SHELF LIFE
MOLLY GREEN
The saga author provides a timeline of her writing career via five significant books
I’ve devoured books ever since I was five and could read whole sentences. When in primary school, I wrote a weekly adventure serial which the teacher pinned on the notice board. Pride surged through me as I watched the children cluster round and read it, flipping over the pages, then turning to me.
‘What’s going to happen next?’ they’d ask.
Truth was, I had no idea.
Unfortunately, this is the way I write my novels. I never make a plan and just let the characters and events develop under my fingers as I type.
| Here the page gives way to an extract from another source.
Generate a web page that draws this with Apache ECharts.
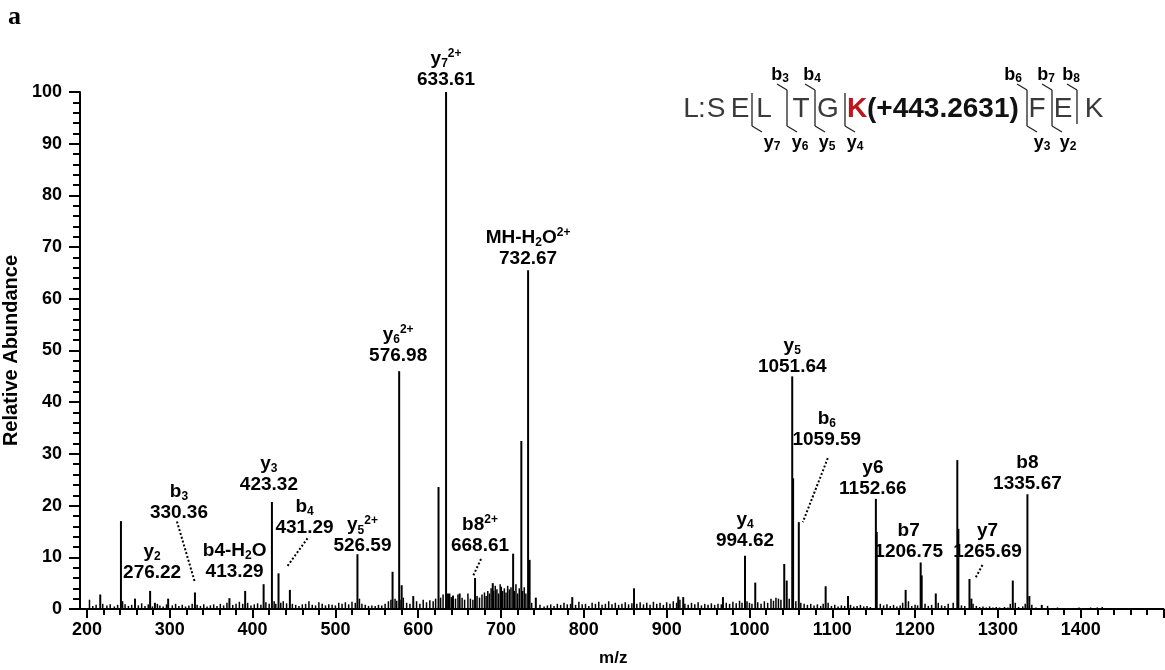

I don’t recommend this method to other writers because in every book in progress, I manage to write myself into a dead-end, and it’s agony trying to get myself on track again. Luckily, I can rely on my fantastic writerly friends to come up with the perfect solution. Every writer needs this kind of support.
I sold my thriving six-branch estate agency 20 years ago to see if I could write a novel. But unwittingly, I sold the business to a pair of conmen and ended up writing a nonfiction called Seller Beware: How Not To Sell Your Business. Although it was immediately picked up by a mainstream publisher, it wasn’t the novel I’d dreamed of. I was now on the second novel of a trilogy but was continually rejected. So I self-published them.
By an amazing stroke of luck at a Romantic Novelists’ Association (RNA) Conference, an unknown (to me) author introduced me to dear Helen Huthwaite, the (then) senior editor of Avon HarperCollins (AHC) and my third Second World War family saga led me to a three-book deal! But when she wanted all three set in Liverpool in a Dr Barnardo’s home, I baulked. I’d never been to Liverpool and don’t have children. How on earth could I write three novels about it?